Cette semaine, le ministère de la défense russe s’est contenté d’annoncer que Sergueï Choïgou, le ministre de la défense russe, et Viktor Khrenine, son homologue biélorusse, avaient signé « des documents décrivant le processus de stockage des armes nucléaires non stratégiques russes dans une installation spéciale de la République de Biélorussie ». Sans en dire davantage sur un éventuel transfert de têtes nucléaires.
Faire pression sur les Etats-Unis
Comme le rappelle Tiphaine de Champchesnel, spécialiste des questions de maîtrise des armements nucléaires à l’Institut de recherche stratégique de l’Ecole militaire, le fait que la Russie agite régulièrement la menace nucléaire peut être interprété comme une stratégie d’intimidation visant les acteurs qui soutiennent l’Ukraine, alors que la contre-offensive promise par Kiev est présentée comme imminente.
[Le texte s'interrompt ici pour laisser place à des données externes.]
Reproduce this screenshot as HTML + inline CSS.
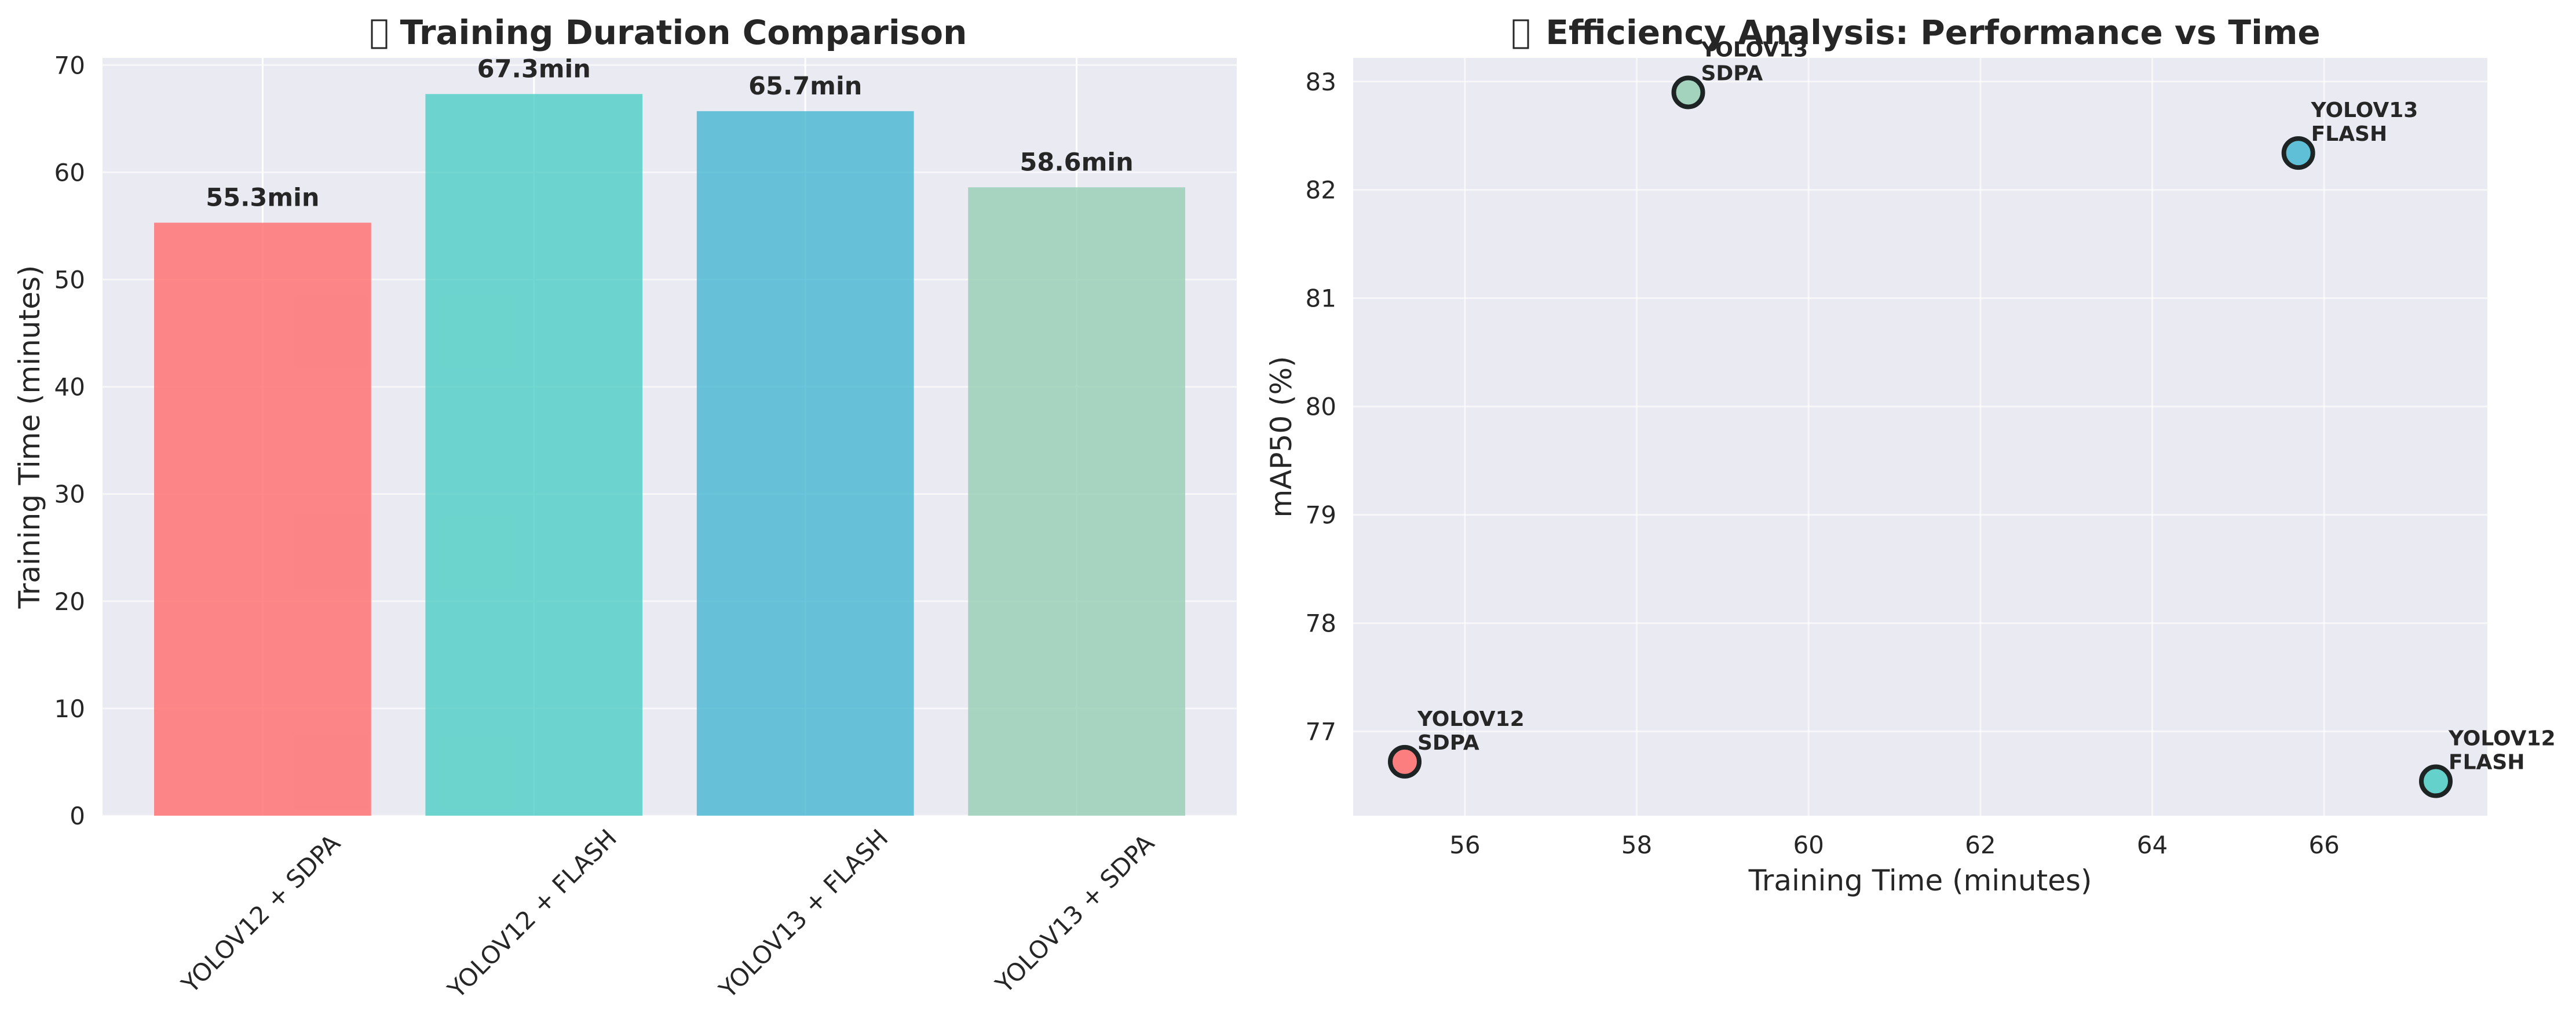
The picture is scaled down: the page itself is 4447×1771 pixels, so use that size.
<!DOCTYPE html>
<html><head><meta charset="utf-8"><style>
html,body{margin:0;padding:0;background:#fff}
svg{display:block}
text{font-family:"DejaVu Sans","Liberation Sans",sans-serif;fill:#262626}
</style></head><body>
<svg id="chart" width="4447" height="1771" viewBox="0 0 4447 1771" xmlns="http://www.w3.org/2000/svg">
<rect width="4447" height="1771" fill="#fff"/>
<g id="left"></g>
<g id="right"></g>
</svg>
<script>
const barCategories = ["YOLOV12 + SDPA","YOLOV12 + FLASH","YOLOV13 + FLASH","YOLOV13 + SDPA"];
const barValues = [55.3, 67.3, 65.7, 58.6];
const barColors = ["#FF6B6B","#4ECDC4","#45B7D1","#96CEB4"];
const barYTicks = [0,10,20,30,40,50,60,70];

const scatterLabels = [["YOLOV12","SDPA"],["YOLOV12","FLASH"],["YOLOV13","FLASH"],["YOLOV13","SDPA"]];
const scatterTime = [55.3, 67.3, 65.7, 58.6];
const scatterMap = [76.72, 76.54, 82.34, 82.90];
const scatterXTicks = [56,58,60,62,64,66];
const scatterYTicks = [77,78,79,80,81,82,83];

const NS = "http://www.w3.org/2000/svg";
function mk(parent, tag, attrs, txt){
  const e = document.createElementNS(NS, tag);
  for (const k in attrs) e.setAttribute(k, attrs[k]);
  if (txt !== undefined) e.textContent = txt;
  parent.appendChild(e);
  return e;
}

/* ---------- Left: bar chart ---------- */
(function(){
  const g = document.getElementById('left');
  const L=177, R=2135, T=100, B=1408;
  const yMax = Math.max(...barValues)*1.05;
  const y = v => B - v/yMax*(B-T);
  const xMin=-0.59, xMax=barCategories.length-1+0.59;
  const x = i => L + (i-xMin)/(xMax-xMin)*(R-L);
  const bw = 0.8*(R-L)/(xMax-xMin);

  const bg = mk(g,'rect',{x:L,y:T,width:R-L,height:B-T,fill:'#EAEAF2'});
  
  

  barYTicks.forEach(t=>{
    const gl = mk(g,'line',{x1:L,x2:R,y1:y(t),y2:y(t),stroke:'#fff','stroke-width':3,'stroke-opacity':0.6});
    
    
    const tl = mk(g,'text',{x:L-30,y:y(t)+15,'text-anchor':'end','font-size':42},String(t));
    
    
  });
  barCategories.forEach((c,i)=>{
    const gl = mk(g,'line',{x1:x(i),x2:x(i),y1:T,y2:B,stroke:'#fff','stroke-width':3});
    
    
  });
  barCategories.forEach((c,i)=>{
    const v = barValues[i];
    const r = mk(g,'rect',{x:x(i)-bw/2,y:y(v),width:bw,height:B-y(v),fill:barColors[i],'fill-opacity':0.8});
    
    
    const vl = mk(g,'text',{x:x(i),y:y(v)-29,'text-anchor':'middle','font-size':43,'font-weight':'bold'},v.toFixed(1)+'min');
    
    
    const cx = x(i)-3, cy = 1577;
    const xl = mk(g,'text',{x:cx,y:cy,'text-anchor':'middle','dominant-baseline':'central','font-size':42,transform:`rotate(-45 ${cx} ${cy})`},c);
    
    
  });
  const yl = mk(g,'text',{x:0,y:0,'text-anchor':'middle','font-size':50,transform:`translate(68 ${(T+B)/2}) rotate(-90)`},'Training Time (minutes)');
  
  
  const tb = mk(g,'rect',{x:642,y:35,width:25,height:48,fill:'none',stroke:'#262626','stroke-width':3});
  
  
  const tt = mk(g,'text',{x:1180,y:76,'text-anchor':'middle','font-size':58,'font-weight':'bold'},'Training Duration Comparison');
  
  
})();

/* ---------- Right: scatter ---------- */
(function(){
  const g = document.getElementById('right');
  const L=2336, R=4294, T=100, B=1408;
  const tx0=Math.min(...scatterTime), tx1=Math.max(...scatterTime);
  const my0=Math.min(...scatterMap), my1=Math.max(...scatterMap);
  const xMin=tx0-0.05*(tx1-tx0), xMax=tx1+0.05*(tx1-tx0);
  const yMin=my0-0.05*(my1-my0), yMax=my1+0.05*(my1-my0);
  const x = v => L + (v-xMin)/(xMax-xMin)*(R-L);
  const y = v => B - (v-yMin)/(yMax-yMin)*(B-T);

  const bg = mk(g,'rect',{x:L,y:T,width:R-L,height:B-T,fill:'#EAEAF2'});
  
  

  scatterXTicks.forEach(t=>{
    const gl = mk(g,'line',{x1:x(t),x2:x(t),y1:T,y2:B,stroke:'#fff','stroke-width':3,'stroke-opacity':0.6});
    
    
    const tl = mk(g,'text',{x:x(t),y:1473,'text-anchor':'middle','font-size':42},String(t));
    
    
  });
  scatterYTicks.forEach(t=>{
    const gl = mk(g,'line',{x1:L,x2:R,y1:y(t),y2:y(t),stroke:'#fff','stroke-width':3,'stroke-opacity':0.6});
    
    
    const tl = mk(g,'text',{x:L-29,y:y(t)+15,'text-anchor':'end','font-size':42},String(t));
    
    
  });
  scatterTime.forEach((t,i)=>{
    const px=x(t), py=y(scatterMap[i]);
    const c = mk(g,'circle',{cx:px,cy:py,r:25,fill:barColors[i],'fill-opacity':0.85,stroke:'#1e2424','stroke-width':8});
    
    
    const a = mk(g,'text',{x:px+22,y:py-62,'font-size':36,'font-weight':'bold'});
    
    
    mk(a,'tspan',{x:px+22,y:py-62},scatterLabels[i][0]);
    mk(a,'tspan',{x:px+22,y:py-21},scatterLabels[i][1]);
  });
  const xl = mk(g,'text',{x:(L+R)/2,y:1537,'text-anchor':'middle','font-size':50},'Training Time (minutes)');
  
  
  const yl = mk(g,'text',{x:0,y:0,'text-anchor':'middle','font-size':50,transform:`translate(2229 ${(T+B)/2}) rotate(-90)`},'mAP50 (%)');
  
  
  const tb = mk(g,'rect',{x:2613,y:35,width:25,height:48,fill:'none',stroke:'#262626','stroke-width':3});
  
  
  const tt = mk(g,'text',{x:3337,y:76,'text-anchor':'middle','font-size':58,'font-weight':'bold'},'Efficiency Analysis: Performance vs Time');
  
  
})();
</script>
</body></html>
« L’installation de ces capacités sur le territoire biélorusse, même sans les têtes nucléaires, peut être comprise au regard des évolutions constatées sur le terrain conventionnel. En cas de difficulté, la Russie peut essayer de faire pression sur l’Ukraine en agitant la menace nucléaire, estime la chercheuse. La Russie peut aussi espérer que cette pression sera renforcée par les interventions d’autres Etats, qui demanderaient à l’Ukraine de ne pas aller plus loin pour éviter l’escalade nucléaire. »
Elle peut enfin tenter de créer des divisions au sein de l’Organisation du traité de l’Atlantique Nord (OTAN), dont certains membres sont des voisins immédiats de la Biélorussie et pourraient se montrer moins ardents dans leur soutien à l’Ukraine.